Extracted records:

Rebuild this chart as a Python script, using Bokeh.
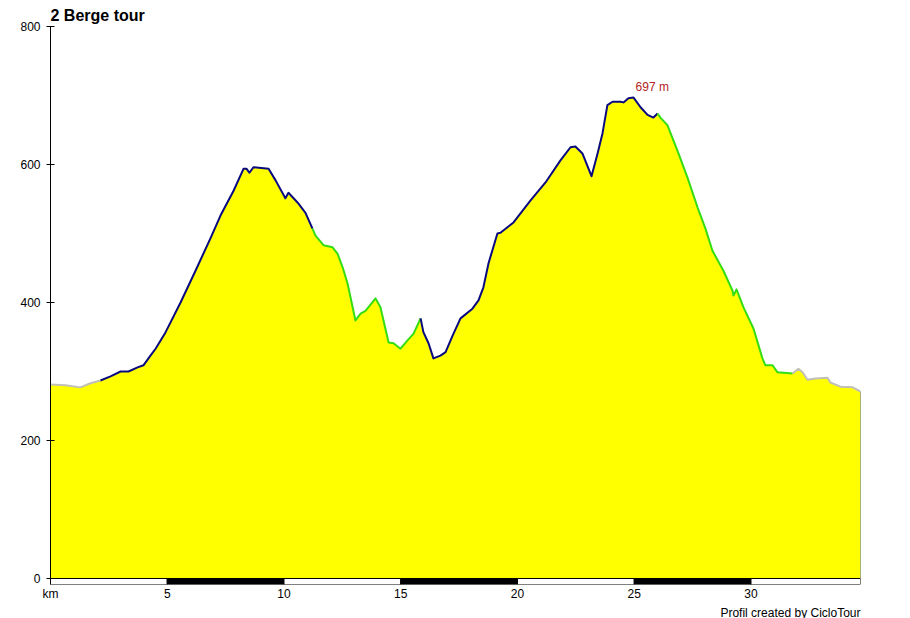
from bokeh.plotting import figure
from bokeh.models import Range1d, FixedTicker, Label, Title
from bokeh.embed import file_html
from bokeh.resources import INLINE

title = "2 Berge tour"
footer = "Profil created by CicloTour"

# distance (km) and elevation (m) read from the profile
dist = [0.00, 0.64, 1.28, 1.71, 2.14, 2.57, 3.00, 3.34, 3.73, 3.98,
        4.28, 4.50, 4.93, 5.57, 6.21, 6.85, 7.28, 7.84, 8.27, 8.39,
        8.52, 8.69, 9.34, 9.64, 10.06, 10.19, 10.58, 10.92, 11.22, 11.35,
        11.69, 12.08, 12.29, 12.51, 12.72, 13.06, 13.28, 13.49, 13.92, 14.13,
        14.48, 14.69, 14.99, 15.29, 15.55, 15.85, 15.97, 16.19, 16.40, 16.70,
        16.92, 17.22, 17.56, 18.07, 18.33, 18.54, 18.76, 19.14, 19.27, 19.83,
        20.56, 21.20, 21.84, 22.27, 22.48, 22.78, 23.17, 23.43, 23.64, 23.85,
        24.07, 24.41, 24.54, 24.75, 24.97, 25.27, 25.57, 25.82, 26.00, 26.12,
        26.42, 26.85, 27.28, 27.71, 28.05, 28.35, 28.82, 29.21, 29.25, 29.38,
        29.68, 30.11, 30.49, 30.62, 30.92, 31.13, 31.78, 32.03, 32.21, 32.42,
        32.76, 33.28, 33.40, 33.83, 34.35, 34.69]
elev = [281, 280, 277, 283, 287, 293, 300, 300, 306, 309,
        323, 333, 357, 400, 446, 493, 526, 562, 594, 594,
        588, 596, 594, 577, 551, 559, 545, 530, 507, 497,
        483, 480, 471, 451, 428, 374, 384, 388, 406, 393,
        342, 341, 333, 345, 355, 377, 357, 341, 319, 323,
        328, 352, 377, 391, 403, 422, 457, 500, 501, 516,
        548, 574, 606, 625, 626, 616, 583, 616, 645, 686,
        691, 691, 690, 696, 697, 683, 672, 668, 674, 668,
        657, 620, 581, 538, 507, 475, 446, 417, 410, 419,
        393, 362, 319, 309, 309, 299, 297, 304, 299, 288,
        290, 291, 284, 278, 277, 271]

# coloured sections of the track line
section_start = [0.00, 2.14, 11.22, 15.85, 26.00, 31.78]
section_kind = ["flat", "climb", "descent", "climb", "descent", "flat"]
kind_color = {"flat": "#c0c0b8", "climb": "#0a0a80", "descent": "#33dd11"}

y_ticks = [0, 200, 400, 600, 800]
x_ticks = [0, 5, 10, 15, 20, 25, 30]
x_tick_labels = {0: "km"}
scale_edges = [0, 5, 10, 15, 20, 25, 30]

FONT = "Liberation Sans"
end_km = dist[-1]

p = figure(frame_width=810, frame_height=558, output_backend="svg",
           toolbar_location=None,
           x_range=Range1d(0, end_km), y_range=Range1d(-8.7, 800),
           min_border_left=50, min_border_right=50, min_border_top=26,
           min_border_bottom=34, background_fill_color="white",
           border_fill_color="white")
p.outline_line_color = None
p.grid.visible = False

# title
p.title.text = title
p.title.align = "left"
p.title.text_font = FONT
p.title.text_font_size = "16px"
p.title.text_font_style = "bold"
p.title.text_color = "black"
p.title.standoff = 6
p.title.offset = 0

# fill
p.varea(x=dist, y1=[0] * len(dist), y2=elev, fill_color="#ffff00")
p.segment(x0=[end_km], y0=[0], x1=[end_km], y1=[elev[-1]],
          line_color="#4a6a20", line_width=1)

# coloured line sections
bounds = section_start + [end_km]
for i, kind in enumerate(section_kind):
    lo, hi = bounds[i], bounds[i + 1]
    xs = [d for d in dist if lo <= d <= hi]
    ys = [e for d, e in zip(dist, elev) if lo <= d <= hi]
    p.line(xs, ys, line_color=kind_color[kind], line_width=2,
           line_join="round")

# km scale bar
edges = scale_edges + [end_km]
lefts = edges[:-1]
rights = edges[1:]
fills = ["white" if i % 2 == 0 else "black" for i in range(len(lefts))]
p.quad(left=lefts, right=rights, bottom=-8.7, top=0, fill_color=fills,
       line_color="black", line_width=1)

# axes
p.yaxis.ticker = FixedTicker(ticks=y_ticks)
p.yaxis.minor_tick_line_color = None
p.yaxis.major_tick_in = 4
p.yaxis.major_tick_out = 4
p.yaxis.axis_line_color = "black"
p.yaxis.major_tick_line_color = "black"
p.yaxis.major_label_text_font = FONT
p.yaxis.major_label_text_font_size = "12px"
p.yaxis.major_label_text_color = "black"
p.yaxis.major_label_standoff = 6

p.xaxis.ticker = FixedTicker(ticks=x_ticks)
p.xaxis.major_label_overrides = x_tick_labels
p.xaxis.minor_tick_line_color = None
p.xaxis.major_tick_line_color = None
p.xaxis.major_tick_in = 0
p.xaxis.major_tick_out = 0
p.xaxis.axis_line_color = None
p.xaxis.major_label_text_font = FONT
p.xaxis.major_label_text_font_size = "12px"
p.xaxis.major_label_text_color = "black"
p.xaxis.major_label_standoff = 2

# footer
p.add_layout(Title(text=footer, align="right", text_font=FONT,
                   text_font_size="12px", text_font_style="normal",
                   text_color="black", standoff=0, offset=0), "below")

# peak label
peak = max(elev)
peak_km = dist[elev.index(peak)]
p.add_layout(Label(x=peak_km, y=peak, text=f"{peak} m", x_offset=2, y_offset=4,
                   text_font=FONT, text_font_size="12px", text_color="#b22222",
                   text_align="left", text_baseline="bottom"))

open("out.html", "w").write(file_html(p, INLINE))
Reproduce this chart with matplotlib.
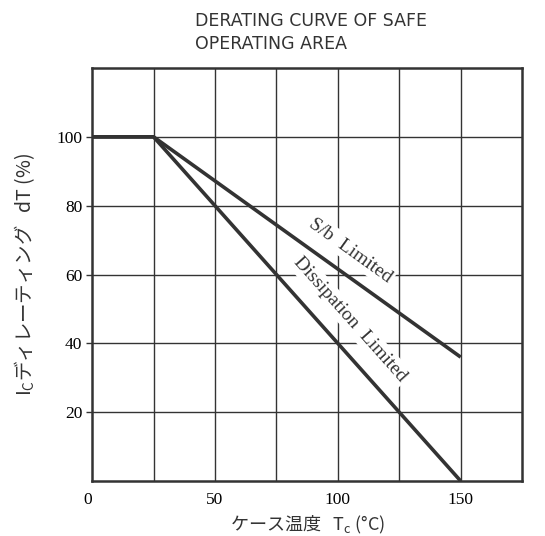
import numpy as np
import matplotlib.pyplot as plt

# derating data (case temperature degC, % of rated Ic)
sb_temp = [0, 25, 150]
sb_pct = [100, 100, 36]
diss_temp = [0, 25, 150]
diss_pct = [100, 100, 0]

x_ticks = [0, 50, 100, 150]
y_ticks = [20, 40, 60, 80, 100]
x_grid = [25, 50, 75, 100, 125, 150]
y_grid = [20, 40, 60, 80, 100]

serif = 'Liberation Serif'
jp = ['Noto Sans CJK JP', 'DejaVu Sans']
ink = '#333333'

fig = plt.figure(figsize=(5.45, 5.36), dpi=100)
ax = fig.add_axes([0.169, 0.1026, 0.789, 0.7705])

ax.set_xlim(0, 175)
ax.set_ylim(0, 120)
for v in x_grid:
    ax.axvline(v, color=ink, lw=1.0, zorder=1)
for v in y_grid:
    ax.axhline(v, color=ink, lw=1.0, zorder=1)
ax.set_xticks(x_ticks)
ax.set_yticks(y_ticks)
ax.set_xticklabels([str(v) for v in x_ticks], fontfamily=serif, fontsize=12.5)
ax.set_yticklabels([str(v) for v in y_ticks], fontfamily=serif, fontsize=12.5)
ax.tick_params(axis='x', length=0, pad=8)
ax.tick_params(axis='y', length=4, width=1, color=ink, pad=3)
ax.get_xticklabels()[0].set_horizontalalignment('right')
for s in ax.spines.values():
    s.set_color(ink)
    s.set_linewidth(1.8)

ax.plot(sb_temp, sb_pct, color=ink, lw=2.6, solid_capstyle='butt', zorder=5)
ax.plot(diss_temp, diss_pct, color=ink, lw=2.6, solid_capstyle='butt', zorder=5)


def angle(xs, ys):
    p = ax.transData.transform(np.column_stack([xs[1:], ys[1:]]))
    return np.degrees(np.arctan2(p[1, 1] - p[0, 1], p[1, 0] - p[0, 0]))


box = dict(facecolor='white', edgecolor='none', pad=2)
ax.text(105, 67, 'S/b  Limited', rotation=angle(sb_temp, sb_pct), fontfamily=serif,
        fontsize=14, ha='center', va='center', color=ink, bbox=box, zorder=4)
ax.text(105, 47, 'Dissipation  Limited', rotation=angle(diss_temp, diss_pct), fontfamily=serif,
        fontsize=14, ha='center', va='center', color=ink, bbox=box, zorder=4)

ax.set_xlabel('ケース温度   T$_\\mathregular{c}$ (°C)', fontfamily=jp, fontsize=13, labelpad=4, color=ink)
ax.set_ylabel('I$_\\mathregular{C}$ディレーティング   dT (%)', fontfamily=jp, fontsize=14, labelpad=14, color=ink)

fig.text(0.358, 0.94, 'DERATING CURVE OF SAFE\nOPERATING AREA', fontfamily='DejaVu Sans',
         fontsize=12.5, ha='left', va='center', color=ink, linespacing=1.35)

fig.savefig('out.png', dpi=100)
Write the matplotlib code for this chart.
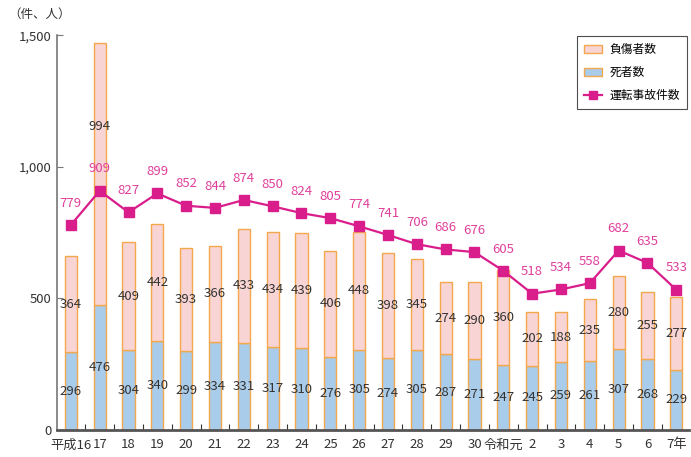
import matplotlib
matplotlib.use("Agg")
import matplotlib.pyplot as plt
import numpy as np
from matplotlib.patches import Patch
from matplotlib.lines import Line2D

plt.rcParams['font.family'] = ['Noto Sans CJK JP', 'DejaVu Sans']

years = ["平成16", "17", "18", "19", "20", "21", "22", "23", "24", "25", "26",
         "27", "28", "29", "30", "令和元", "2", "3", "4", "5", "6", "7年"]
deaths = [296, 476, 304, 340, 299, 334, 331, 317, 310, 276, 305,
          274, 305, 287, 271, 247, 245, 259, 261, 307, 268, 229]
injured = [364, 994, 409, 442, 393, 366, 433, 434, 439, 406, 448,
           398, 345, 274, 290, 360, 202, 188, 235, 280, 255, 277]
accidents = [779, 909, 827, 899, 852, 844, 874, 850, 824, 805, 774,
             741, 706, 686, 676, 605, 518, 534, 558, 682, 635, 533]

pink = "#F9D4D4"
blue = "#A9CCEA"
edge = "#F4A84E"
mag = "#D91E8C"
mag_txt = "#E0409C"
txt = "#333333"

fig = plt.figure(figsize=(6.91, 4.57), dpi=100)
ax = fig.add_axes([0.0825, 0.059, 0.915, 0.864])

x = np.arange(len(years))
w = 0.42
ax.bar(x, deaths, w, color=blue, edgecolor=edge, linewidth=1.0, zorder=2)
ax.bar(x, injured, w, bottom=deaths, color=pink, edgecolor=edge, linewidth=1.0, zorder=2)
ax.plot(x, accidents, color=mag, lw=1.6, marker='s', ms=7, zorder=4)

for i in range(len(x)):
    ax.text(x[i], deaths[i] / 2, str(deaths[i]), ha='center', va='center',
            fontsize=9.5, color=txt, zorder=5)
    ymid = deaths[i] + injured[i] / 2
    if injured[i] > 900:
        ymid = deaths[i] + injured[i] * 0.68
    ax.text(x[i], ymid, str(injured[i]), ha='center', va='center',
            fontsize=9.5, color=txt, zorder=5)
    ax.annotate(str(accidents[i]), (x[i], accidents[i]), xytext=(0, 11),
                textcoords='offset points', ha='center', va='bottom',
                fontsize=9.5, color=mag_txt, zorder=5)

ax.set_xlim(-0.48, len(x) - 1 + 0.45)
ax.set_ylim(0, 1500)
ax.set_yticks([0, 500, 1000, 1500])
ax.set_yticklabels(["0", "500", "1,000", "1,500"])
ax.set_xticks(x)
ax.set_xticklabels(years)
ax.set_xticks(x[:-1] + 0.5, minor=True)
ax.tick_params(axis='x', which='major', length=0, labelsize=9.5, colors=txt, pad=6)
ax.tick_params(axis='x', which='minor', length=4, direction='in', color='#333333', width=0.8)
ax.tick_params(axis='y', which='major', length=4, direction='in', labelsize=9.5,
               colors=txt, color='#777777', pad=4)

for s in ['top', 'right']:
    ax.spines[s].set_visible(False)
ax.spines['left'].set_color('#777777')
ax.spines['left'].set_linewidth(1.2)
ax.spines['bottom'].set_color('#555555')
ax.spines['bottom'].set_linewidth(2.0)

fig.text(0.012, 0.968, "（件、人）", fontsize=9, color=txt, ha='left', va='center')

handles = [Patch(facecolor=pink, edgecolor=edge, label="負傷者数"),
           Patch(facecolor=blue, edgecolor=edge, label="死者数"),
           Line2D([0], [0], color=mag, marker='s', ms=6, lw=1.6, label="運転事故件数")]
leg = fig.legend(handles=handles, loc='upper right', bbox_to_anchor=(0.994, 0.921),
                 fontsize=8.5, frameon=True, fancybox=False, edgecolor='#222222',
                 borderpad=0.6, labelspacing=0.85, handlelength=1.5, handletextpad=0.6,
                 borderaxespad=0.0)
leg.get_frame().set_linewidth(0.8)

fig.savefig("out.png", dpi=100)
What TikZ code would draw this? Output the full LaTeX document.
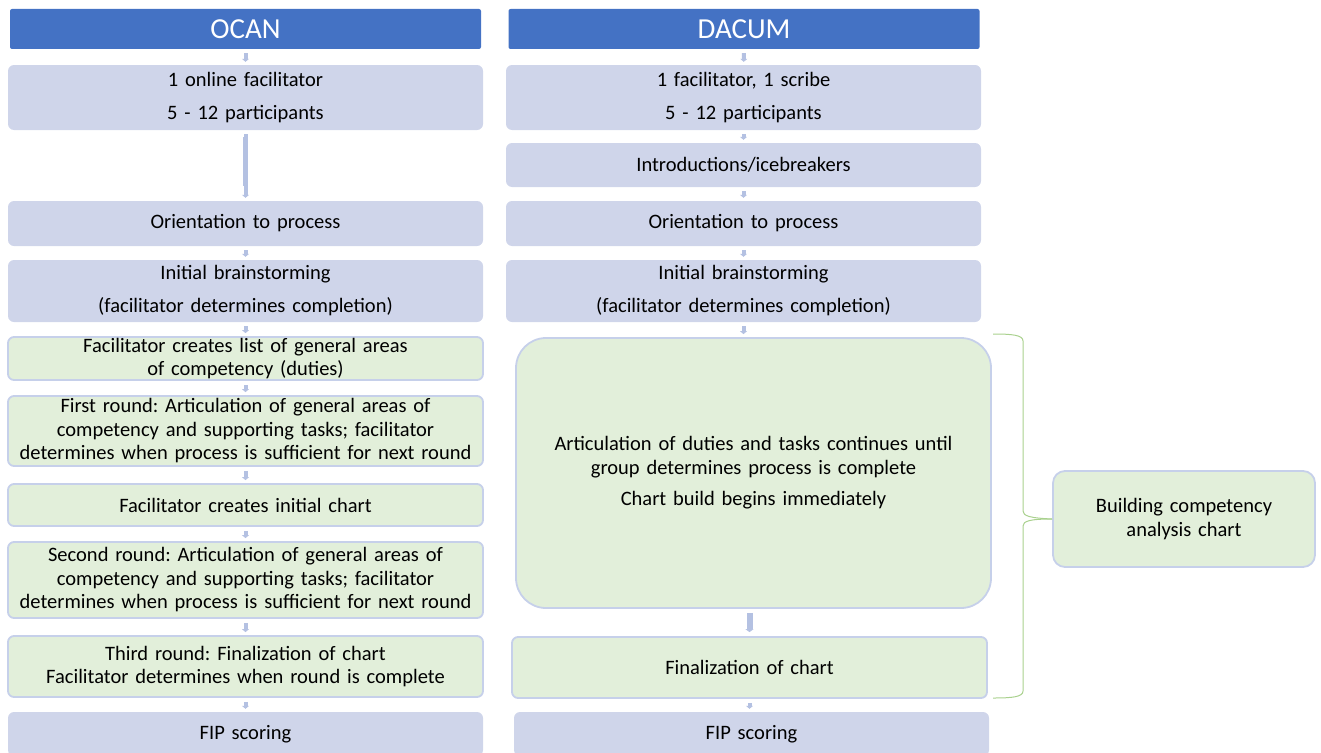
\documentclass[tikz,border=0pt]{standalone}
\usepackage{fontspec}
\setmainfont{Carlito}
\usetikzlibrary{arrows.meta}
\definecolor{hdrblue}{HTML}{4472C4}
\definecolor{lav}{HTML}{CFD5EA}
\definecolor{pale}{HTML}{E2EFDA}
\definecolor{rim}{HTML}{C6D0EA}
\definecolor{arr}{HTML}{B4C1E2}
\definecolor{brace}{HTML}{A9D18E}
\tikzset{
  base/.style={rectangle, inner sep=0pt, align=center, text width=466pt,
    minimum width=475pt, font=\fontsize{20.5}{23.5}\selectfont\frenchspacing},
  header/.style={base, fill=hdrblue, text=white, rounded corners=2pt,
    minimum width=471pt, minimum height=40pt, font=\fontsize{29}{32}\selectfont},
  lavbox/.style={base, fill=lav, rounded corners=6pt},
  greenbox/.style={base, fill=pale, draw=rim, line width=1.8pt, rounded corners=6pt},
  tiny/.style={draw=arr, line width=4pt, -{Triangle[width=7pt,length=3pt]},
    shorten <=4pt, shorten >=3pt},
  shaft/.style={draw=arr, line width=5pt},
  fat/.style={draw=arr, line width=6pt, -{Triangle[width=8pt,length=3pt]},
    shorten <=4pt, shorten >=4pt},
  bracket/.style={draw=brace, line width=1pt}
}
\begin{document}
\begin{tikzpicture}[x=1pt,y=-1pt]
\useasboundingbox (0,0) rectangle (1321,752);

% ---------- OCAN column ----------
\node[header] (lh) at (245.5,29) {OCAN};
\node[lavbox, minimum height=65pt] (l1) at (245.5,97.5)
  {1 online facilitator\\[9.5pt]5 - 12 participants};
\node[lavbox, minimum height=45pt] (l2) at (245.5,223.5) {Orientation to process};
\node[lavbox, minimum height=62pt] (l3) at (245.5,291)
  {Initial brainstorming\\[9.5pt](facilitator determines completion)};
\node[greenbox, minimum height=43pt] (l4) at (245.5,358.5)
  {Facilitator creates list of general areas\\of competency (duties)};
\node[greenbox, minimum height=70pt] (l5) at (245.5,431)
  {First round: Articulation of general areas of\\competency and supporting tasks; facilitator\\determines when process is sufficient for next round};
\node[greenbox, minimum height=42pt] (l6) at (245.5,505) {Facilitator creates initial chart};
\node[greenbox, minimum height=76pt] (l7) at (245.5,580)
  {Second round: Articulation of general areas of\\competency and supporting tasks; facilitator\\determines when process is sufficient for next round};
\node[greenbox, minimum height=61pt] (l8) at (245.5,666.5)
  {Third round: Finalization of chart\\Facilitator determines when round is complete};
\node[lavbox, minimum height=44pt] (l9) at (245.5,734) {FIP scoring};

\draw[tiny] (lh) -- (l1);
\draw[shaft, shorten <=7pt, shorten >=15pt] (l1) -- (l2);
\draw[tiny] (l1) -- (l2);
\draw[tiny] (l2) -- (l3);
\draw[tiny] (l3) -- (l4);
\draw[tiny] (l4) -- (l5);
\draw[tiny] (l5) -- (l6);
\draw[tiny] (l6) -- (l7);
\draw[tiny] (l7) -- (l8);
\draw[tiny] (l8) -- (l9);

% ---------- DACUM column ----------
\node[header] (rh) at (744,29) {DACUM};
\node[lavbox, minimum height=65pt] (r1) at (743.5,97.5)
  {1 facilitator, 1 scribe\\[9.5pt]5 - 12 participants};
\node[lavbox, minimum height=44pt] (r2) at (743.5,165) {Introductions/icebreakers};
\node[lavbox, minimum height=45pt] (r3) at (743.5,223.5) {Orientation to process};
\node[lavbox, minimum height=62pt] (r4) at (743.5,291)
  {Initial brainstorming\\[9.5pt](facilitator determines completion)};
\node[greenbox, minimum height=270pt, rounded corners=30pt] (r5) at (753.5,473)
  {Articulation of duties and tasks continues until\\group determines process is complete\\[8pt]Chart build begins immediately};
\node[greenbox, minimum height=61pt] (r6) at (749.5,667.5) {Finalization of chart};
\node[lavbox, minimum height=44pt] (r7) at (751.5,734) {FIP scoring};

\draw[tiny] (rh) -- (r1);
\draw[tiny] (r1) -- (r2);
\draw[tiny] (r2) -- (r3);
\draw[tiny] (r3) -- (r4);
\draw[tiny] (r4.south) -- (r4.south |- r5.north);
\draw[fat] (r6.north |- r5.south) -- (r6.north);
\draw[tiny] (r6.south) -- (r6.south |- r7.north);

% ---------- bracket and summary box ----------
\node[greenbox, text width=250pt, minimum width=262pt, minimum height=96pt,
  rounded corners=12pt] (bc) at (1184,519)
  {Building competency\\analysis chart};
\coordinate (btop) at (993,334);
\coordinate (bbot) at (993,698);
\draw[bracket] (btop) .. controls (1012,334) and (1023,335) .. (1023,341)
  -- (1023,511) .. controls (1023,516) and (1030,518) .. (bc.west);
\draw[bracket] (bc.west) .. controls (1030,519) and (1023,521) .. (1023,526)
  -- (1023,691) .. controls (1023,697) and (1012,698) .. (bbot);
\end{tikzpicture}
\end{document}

AIM:
Of the lines in this data, how many contain "code"? Reply with only the number.

EXERCISE SOLUTION:
2